Bei der anschließenden Publikumsdiskussion hätte die „Deutschstunde“ mit der Hin- und Her-Übersetzung zwischen Ensemble-Mitgliedern und Moderator Michael Laages fast eine Theater-Fortsetzung sein können. Den thematischen Bogen hatte Hildegard Kaluza vom Kulturministerium des Landes bei der Stücke-Eröffnung im Stadthallen-Foyer geschlagen. In ihrer Rede sprach sie von einem „wachsenden Teil von Menschen in Europa, die Fremdheit nicht mehr verstehen, nicht mehr akzeptieren und nicht mehr tolerieren wollen“. Über das gastfreundliche, solidarische Deutschland „legt sich mehr und mehr der Qualm angesteckter Flüchtlingsheime“. So sei es heute unverzichtbar, „dass sich die Kunst der drängenden politischen und gesellschaftlichen Fragen annimmt“. Und gerade das deutsche Sprechtheater stelle sich mit großer Deutlichkeit den Herausforderungen neuer gesellschaftlicher Debatten.
„Das Land steht zu den Stücken und unterstützt sie mit aller Entschiedenheit“
Als wichtigstes Forum für deutschsprachige Gegenwartsdramatik hätten die „Stücke“ seit 1976 einen festen Platz innerhalb der Theaterlandschaft, betonte Hildegard Kaluza. Stolz sei sie auf die 2010 etablierten Kinder-Stücke im Sinne der kulturellen Bildung. Sie dankte der Stadt Mülheim für die Treue zum Festival. „Das Land steht zu den Stücken und unterstützt sie mit aller Entschiedenheit.“
In seiner Funktion als Oberbürgermeister stand Ulrich Scholten erstmals am Stücke-Redner-Pult im stilvoll literarisch ausstaffierten Stadthallen-Foyer. Jahr für Jahr sei beim Festival das Beste an zeitgenössischer Dramatik zu sehen. „Dafür wird Mülheim von vielen Kulturstandorten bundesweit zu Recht beneidet“, so Scholten. Neben vielen helfenden Händen und kreativen Köpfen vor und hinter den Kulissen freut sich Scholten besonders darüber, dass in diesem Jahr „viele junge Menschen die ,Stücke’ mitgestalten“. Das Festival verjüngt sich, was in der Stadthalle zu sehen war.

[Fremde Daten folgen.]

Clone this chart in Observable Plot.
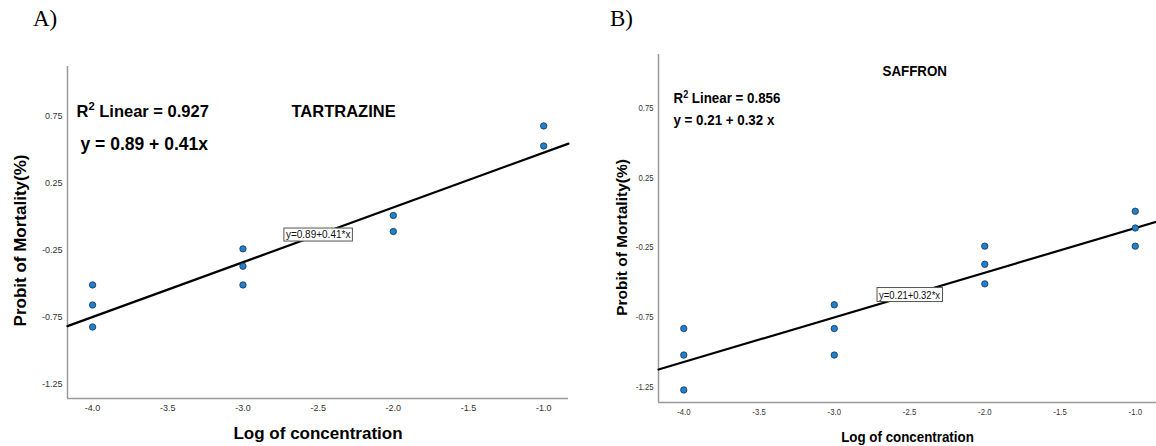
<!DOCTYPE html>
<html><head><meta charset="utf-8">
<script src="https://cdn.jsdelivr.net/npm/d3@7"></script>
<script src="https://cdn.jsdelivr.net/npm/@observablehq/plot@0.6"></script>
<style>
html,body{margin:0;padding:0;background:#fff}
body{width:1156px;height:446px;position:relative;overflow:hidden;font-family:"Liberation Sans",Arial,sans-serif}
.panel{position:absolute;top:0}
.tag{position:absolute;font-family:"Liberation Serif","Times New Roman",serif;font-size:23px;top:7px;line-height:1}
</style></head><body>
<div class="tag" style="left:33px">A)</div>
<div class="tag" style="left:610px">B)</div>
<div id="a" class="panel" style="left:0px"></div>
<div id="b" class="panel" style="left:580px"></div>
<script>
// ---- data ----
const logConcA = [-4, -4, -4, -3, -3, -3, -2, -2, -1, -1];
const probitA  = [-0.51, -0.66, -0.825, -0.24, -0.37, -0.51, 0.01, -0.11, 0.68, 0.53];
const logConcB = [-4, -4, -4, -3, -3, -3, -2, -2, -2, -1, -1, -1];
const probitB  = [-0.83, -1.02, -1.27, -0.66, -0.83, -1.02, -0.24, -0.37, -0.51, 0.01, -0.11, -0.24];
const xTicks = [-4.0, -3.5, -3.0, -2.5, -2.0, -1.5, -1.0];
const yTicks = [0.75, 0.25, -0.25, -0.75, -1.25];
const interceptA = 0.89, slopeA = 0.41;
const interceptB = 0.21, slopeB = 0.32;
const titleA = "TARTRAZINE", titleB = "SAFFRON";
const r2RestA = " Linear = 0.927", eqTextA = "y = 0.89 + 0.41x";
const r2RestB = " Linear = 0.856", eqTextB = "y = 0.21 + 0.32 x";
const fitLabelA = "y=0.89+0.41*x", fitLabelB = "y=0.21+0.32*x";
const fitLabelX = -2.5;
const xTitle = "Log of concentration", yTitle = "Probit of Mortality(%)";

const SVGNS = "http://www.w3.org/2000/svg";

function panel(o) {
  const xs = o.xs, ys = o.ys;
  const r2Full = "R2" + o.r2Rest;
  const chart = Plot.plot({
    width: o.width, height: 446,
    marginLeft: o.ml, marginRight: o.mr, marginTop: o.mt, marginBottom: o.mb,
    x: {domain: o.xDomain, ticks: xTicks},
    y: {domain: o.yDomain, ticks: yTicks},
    style: {fontFamily: "'Liberation Sans', Arial, sans-serif", fontSize: "9px", background: "transparent", color: "#000"},
    marks: [
      Plot.axisX({ticks: xTicks, tickSize: 0, tickPadding: 6, tickFormat: d => d.toFixed(1), label: null, fill: "#333"}),
      Plot.axisY({ticks: yTicks, tickSize: 0, tickPadding: 5, tickFormat: d => d.toFixed(2), label: null, fill: "#333"}),
      Plot.ruleX([o.xDomain[0]], {stroke: "#9a9a9a", strokeWidth: 1.5}),
      Plot.ruleY([o.yDomain[0]], {stroke: "#9a9a9a", strokeWidth: 1.5}),
      Plot.line(o.xDomain, {x: d => d, y: d => o.intercept + o.slope * d, stroke: "#000", strokeWidth: 2.2}),
      Plot.dot(xs, {x: d => d, y: (d, i) => ys[i], r: 3.2, fill: "#1f80cf", stroke: "#1d3349", strokeWidth: 0.8}),
      Plot.text([o.fitLabel], {x: () => fitLabelX, y: () => o.intercept + o.slope * fitLabelX, text: d => d, fontSize: o.fitFont, fill: "#111"}),
      Plot.text([o.title], {frameAnchor: "top-left", dx: o.titlePos[0], dy: o.titlePos[1], text: d => d, textAnchor: "start", lineAnchor: "middle", fontWeight: "bold", fontSize: o.annFont}),
      Plot.text([r2Full], {frameAnchor: "top-left", dx: o.r2Pos[0], dy: o.r2Pos[1], text: d => d, textAnchor: "start", lineAnchor: "middle", fontWeight: "bold", fontSize: o.annFont}),
      Plot.text([o.eq], {frameAnchor: "top-left", dx: o.eqPos[0], dy: o.eqPos[1], text: d => d, textAnchor: "start", lineAnchor: "middle", fontWeight: "bold", fontSize: o.eqFont}),
      Plot.text([yTitle], {frameAnchor: "left", dx: o.yTitlePos[0], dy: o.yTitlePos[1], rotate: -90, text: d => d, textAnchor: "middle", lineAnchor: "middle", fontWeight: "bold", fontSize: o.axFont}),
      Plot.text([xTitle], {frameAnchor: "bottom", dy: o.xTitleDy, text: d => d, textAnchor: "middle", lineAnchor: "middle", fontWeight: "bold", fontSize: o.axFont})
    ]
  });
  document.getElementById(o.id).appendChild(chart);
  const texts = Array.from(chart.querySelectorAll("text"));
  texts.forEach(t => {
    const s = t.textContent;
    // R² with a real superscript
    if (s === r2Full) {
      while (t.firstChild) t.removeChild(t.firstChild);
      const fs = parseFloat(o.annFont);
      t.appendChild(document.createTextNode("R"));
      const sup = document.createElementNS(SVGNS, "tspan");
      sup.setAttribute("font-size", (fs * 0.68).toFixed(1) + "px");
      sup.setAttribute("dy", (-fs * 0.38).toFixed(1));
      sup.textContent = "2";
      t.appendChild(sup);
      const rest = document.createElementNS(SVGNS, "tspan");
      rest.setAttribute("dy", (fs * 0.38).toFixed(1));
      rest.textContent = o.r2Rest;
      t.appendChild(rest);
    }
  });
  // narrow the horizontal text in panel B (condensed look of the reference)
  if (o.squeeze !== 1) {
    texts.forEach(t => {
      if (t.textContent === yTitle) return;
      const w = t.getComputedTextLength();
      t.setAttribute("textLength", (w * o.squeeze).toFixed(2));
      t.setAttribute("lengthAdjust", "spacingAndGlyphs");
    });
  }
  // white box with border behind the fit-line label
  texts.forEach(t => {
    if (t.textContent === o.fitLabel) {
      const b = t.getBBox();
      const r = document.createElementNS(SVGNS, "rect");
      r.setAttribute("x", b.x - 2); r.setAttribute("y", b.y - 1);
      r.setAttribute("width", b.width + 4); r.setAttribute("height", b.height + 2);
      r.setAttribute("fill", "#fff"); r.setAttribute("stroke", "#555"); r.setAttribute("stroke-width", 1);
      if (t.getAttribute("transform")) r.setAttribute("transform", t.getAttribute("transform"));
      t.parentNode.insertBefore(r, t);
    }
  });
}

panel({
  id: "a", width: 580, ml: 67, mr: 12, mt: 66, mb: 48,
  xDomain: [-4.167, -0.835], yDomain: [-1.36, 1.125],
  xs: logConcA, ys: probitA, intercept: interceptA, slope: slopeA,
  annFont: "16.5px", eqFont: "17.5px", axFont: "17px", fitFont: "10px", squeeze: 1,
  fitLabel: fitLabelA, title: titleA, r2Rest: r2RestA, eq: eqTextA,
  titlePos: [224, 45], r2Pos: [9, 45], eqPos: [13, 78],
  yTitlePos: [-47, 8], xTitleDy: 35
});

panel({
  id: "b", width: 576, ml: 78, mr: 0, mt: 54, mb: 44,
  xDomain: [-4.168, -0.859], yDomain: [-1.36, 1.133],
  xs: logConcB, ys: probitB, intercept: interceptB, slope: slopeB,
  annFont: "15.5px", eqFont: "15.5px", axFont: "15.5px", fitFont: "11px", squeeze: 0.86,
  fitLabel: fitLabelB, title: titleB, r2Rest: r2RestB, eq: eqTextB,
  titlePos: [224, 17], r2Pos: [15, 44], eqPos: [15, 66],
  yTitlePos: [-36, 9], xTitleDy: 35
});
</script>
</body></html>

Studenten tüfteln an Kinder-Stücke-Blog
Vorbereitungen laufen reibungslos
In bewährter Weise sorgen Marc Lenz, Technischer Leiter der Stadthalle, und sein Team für den Aufbau der Bühnen und den geregelten Auflauf während des Festivals, das bis zum 26. Mai an den Spielstätten Stadthalle und Studio-Bühne mit den meisten Aufführungen, im Theater an der Ruhr und im Ringlokschuppen läuft.

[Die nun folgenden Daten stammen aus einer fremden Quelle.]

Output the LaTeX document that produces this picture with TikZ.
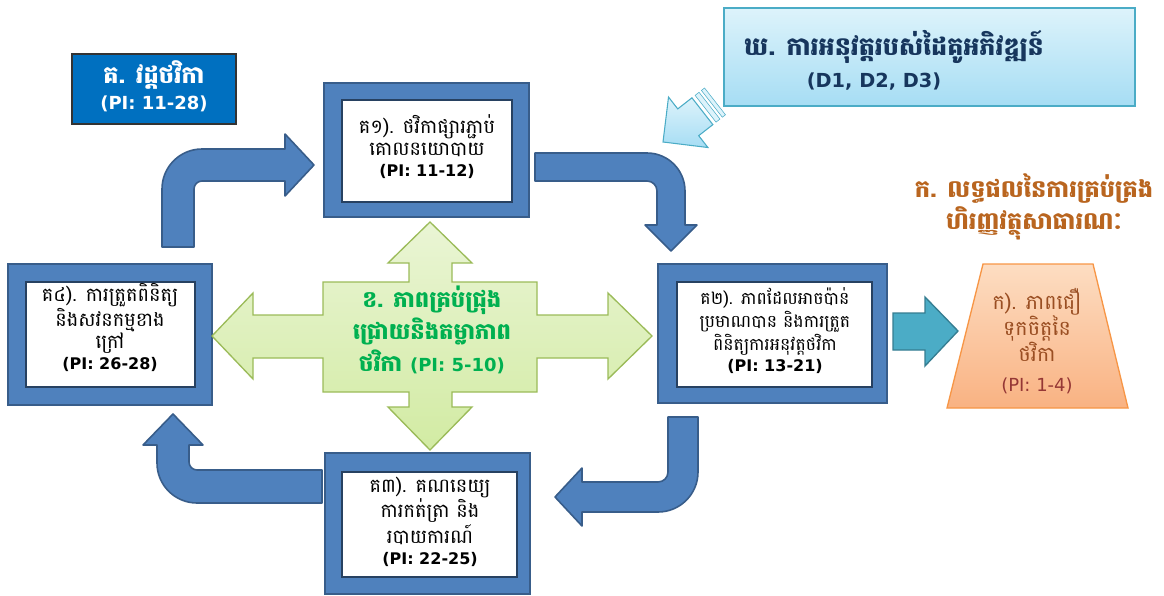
\documentclass[tikz,border=0pt]{standalone}
\usepackage{fontspec}
\setmainfont{DejaVu Sans}
\newfontfamily\kh[Script=Khmer]{Battambang}
\usepackage{tikz}
\usepackage{xcolor}
\definecolor{frameblue}{HTML}{4F81BD}
\definecolor{edgeblue}{HTML}{385D8A}
\definecolor{titleblue}{HTML}{0070C0}
\definecolor{leafgreen}{HTML}{00B050}
\definecolor{crossedge}{HTML}{9BBB59}
\definecolor{crosstop}{HTML}{EAF5D5}
\definecolor{crossbot}{HTML}{D2EBA3}
\definecolor{arrowteal}{HTML}{4BACC6}
\definecolor{tealedge}{HTML}{357D91}
\definecolor{calltop}{HTML}{DDF3FB}
\definecolor{callbot}{HTML}{A6DDF4}
\definecolor{peachedge}{HTML}{F79646}
\definecolor{peachtop}{HTML}{FDDDC2}
\definecolor{peachbot}{HTML}{F9B282}
\definecolor{rustbrown}{HTML}{B9651F}
\definecolor{claybrown}{HTML}{9A4E22}
\definecolor{clayred}{HTML}{953735}
\definecolor{navytext}{HTML}{17365D}
\newcommand{\pinum}[2][12]{{\normalfont\bfseries\fontsize{#1}{#1}\selectfont (PI: #2)}}

\begin{document}
\begin{tikzpicture}[x=0.75pt,y=-0.75pt,
        bigtext/.style 2 args={text centered,inner sep=0pt,font=\kh\bfseries\fontsize{#1}{#2}\selectfont}]
        \tikzstyle{frame}=[draw=edgeblue,fill=frameblue,line width=1.2pt]
        \tikzstyle{inner}=[draw=edgeblue!70!black,fill=white,line width=1pt]
        \tikzstyle{bent}=[draw=edgeblue,fill=frameblue,line width=1.2pt,line join=round]
        \tikzstyle{boxtext}=[text centered,inner sep=0pt,font=\kh\fontsize{14.5}{16}\selectfont]

        \useasboundingbox (0,0) rectangle (1164,596);

        % four bent arrows of the cycle
        \draw[bent] (162,247) -- (162,189) arc[start angle=180,end angle=270,radius=40] -- (285,149) -- (285,134) -- (314,165) -- (285,196) -- (285,181) -- (202,181) arc[start angle=270,end angle=180,radius=8] -- (194,247) -- cycle;
        \draw[bent] (535,153) -- (647,153) arc[start angle=270,end angle=360,radius=38] -- (685,225) -- (697,225) -- (671,251) -- (645,225) -- (657,225) -- (657,191) arc[start angle=0,end angle=-90,radius=10] -- (535,181) -- cycle;
        \draw[bent] (668,417) -- (698,417) -- (698,472) arc[start angle=0,end angle=90,radius=40] -- (582,512) -- (582,526) -- (555,497) -- (582,468) -- (582,482) -- (658,482) arc[start angle=90,end angle=0,radius=10] -- cycle;
        \draw[bent] (322,470) -- (322,503) -- (197,503) arc[start angle=90,end angle=180,radius=40] -- (157,445) -- (143,445) -- (173,414) -- (203,445) -- (189,445) -- (189,462) arc[start angle=180,end angle=90,radius=8] -- cycle;

        % framed boxes
        \filldraw[frame] (324,83) rectangle (529,217);
        \filldraw[inner] (342,100) rectangle (512,202);
        \filldraw[frame] (658,264) rectangle (887,403);
        \filldraw[inner] (677,282) rectangle (872,387);
        \filldraw[frame] (325,453) rectangle (530,594);
        \filldraw[inner] (342,472) rectangle (517,577);
        \filldraw[frame] (8,264) rectangle (212,405);
        \filldraw[inner] (26,282) rectangle (195,387);

        \node[boxtext] (g1) at (427,149) {
            \begin{tabular}{c}
                គ១). ថវិកាផ្សារភ្ជាប់ \\
                គោលនយោបាយ \\
                \pinum{11-12}
            \end{tabular}};
        \node[boxtext,font=\kh\fontsize{13}{16}\selectfont] (g2) at (775,333) {
            \begin{tabular}{c}
                គ២). ភាពដែលអាចប៉ាន់ \\
                ប្រមាណបាន និងការត្រួត \\
                ពិនិត្យការអនុវត្តថវិកា \\
                \pinum{13-21}
            \end{tabular}};
        \node[boxtext] (g3) at (430,524) {
            \begin{tabular}{c}
                គ៣). គណនេយ្យ \\
                ការកត់ត្រា និង \\
                របាយការណ៍ \\
                \pinum{22-25}
            \end{tabular}};
        \node[boxtext] (g4) at (110,330) {
            \begin{tabular}{c}
                គ៤). ការត្រួតពិនិត្យ \\
                និងសវនកម្មខាង \\
                ក្រៅ \\
                \pinum{26-28}
            \end{tabular}};

        % cycle title
        \filldraw[draw=black!80,fill=titleblue,line width=0.8pt] (72,54) rectangle (236,124);
        \node[bigtext={18}{20},text=white] (cycle) at (154,89) {
            \begin{tabular}{c}
                គ. វដ្តថវិកា \\
                \pinum[13.5]{11-28}
            \end{tabular}};

        % four way arrow in the middle
        \draw[draw=crossedge,line width=1pt,top color=crosstop,bottom color=crossbot]
            (430,222) -- (472,263) -- (452,263) -- (452,282) -- (537,282) -- (537,315) -- (608,315) -- (608,293) -- (652,336) -- (608,379) -- (608,358) -- (537,358) -- (537,392) -- (452,392) -- (452,407) -- (472,407) -- (430,450) -- (388,407) -- (409,407) -- (409,392) -- (323,392) -- (323,358) -- (253,358) -- (253,379) -- (212,336) -- (253,293) -- (253,315) -- (323,315) -- (323,282) -- (409,282) -- (409,263) -- (388,263) -- cycle;
        \node[bigtext={17}{24},text=leafgreen] (cross) at (432,333) {
            \begin{tabular}{c}
                ខ. ភាពគ្រប់ជ្រុង \\
                ជ្រោយនិងតម្លាភាព \\
                ថវិកា \pinum[13.5]{5-10}
            \end{tabular}};

        % partners callout
        \begin{scope}[shift={(663,142)},rotate=218]
            \draw[draw=arrowteal,line width=0.8pt,top color=calltop,bottom color=callbot] (0,0) -- (-32,-32) -- (-32,-17) -- (-50,-17) -- (-50,17) -- (-32,17) -- (-32,32) -- cycle;
            \filldraw[draw=arrowteal,fill=calltop] (-59,-17) rectangle (-54,17);
            \filldraw[draw=arrowteal,fill=calltop] (-66,-17) rectangle (-62,17);
        \end{scope}
        \draw[draw=arrowteal,line width=0.8pt,top color=calltop,bottom color=callbot] (724,8) rectangle (1135,106);
        \node[bigtext={19}{24},text=navytext] (partner) at (894,64) {
            \begin{tabular}{c}
                ឃ. ការអនុវត្តរបស់ដៃគូអភិវឌ្ឍន៍ \\
                {\normalfont\bfseries\fontsize{14.5}{15}\selectfont (D1, D2, D3)}\hspace*{30pt}
            \end{tabular}};

        % outcome
        \node[bigtext={18}{21},text=rustbrown] (outcome) at (1034,207) {
            \begin{tabular}{c}
                ក. លទ្ធផលនៃការគ្រប់គ្រង \\
                ហិរញ្ញវត្ថុសាធារណៈ
            \end{tabular}};
        \draw[draw=tealedge,line width=1pt,fill=arrowteal] (893,313) -- (925,313) -- (925,297) -- (958,331) -- (925,366) -- (925,350) -- (893,350) -- cycle;
        \draw[draw=peachedge,line width=1pt,top color=peachtop,bottom color=peachbot] (983,264) -- (1093,264) -- (1128,408) -- (947,408) -- cycle;
        \node[boxtext,font=\kh\fontsize{15.5}{17}\selectfont,text=claybrown] (trust) at (1037,343) {
            \begin{tabular}{c}
                ក). ភាពជឿ \\
                ទុកចិត្តនៃ \\
                ថវិកា \\[5pt]
                {\normalfont\color{clayred}\fontsize{13.5}{13.5}\selectfont (PI: 1-4)}
            \end{tabular}};

\end{tikzpicture}
\end{document}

Marc Lenz ist zufrieden. „Die Vorbereitungen laufen ebenso gut wie die Kommunikation untereinander.“ Die Absprache mit den Gastbühnen funktioniere ebenfalls reibungslos. „Es ist ein schönes Miteinander“, so Lenz. Heute starten die Kinder-Stücke mit „Ronny von Welt“, 9 Uhr und 11 Uhr, im Theater an der Ruhr.
Erstmals übernehmen Studenten einiger Hochschulen Festival-Blogs im Internet. Studenten des Instituts für Theaterpädagogik Lingen tüfteln an einem eigenen Kinder-Stücke-Blog. Bei „Mülheim mittendrin“ mischten die jungen Leute der „Stücke“ gestern mit. Außerdem gibt’s eine Kooperation mit der Folkwang Universität der Künste: Essener Schauspielstudenten zeigten gestern auf der Bühne am Synagogenplatz Szenen aus 40 Jahren Festival. Auch vor Festival-Aufführungen präsentieren die „Szenentaucher“ Ausschnitte aus Preisträgerstücken.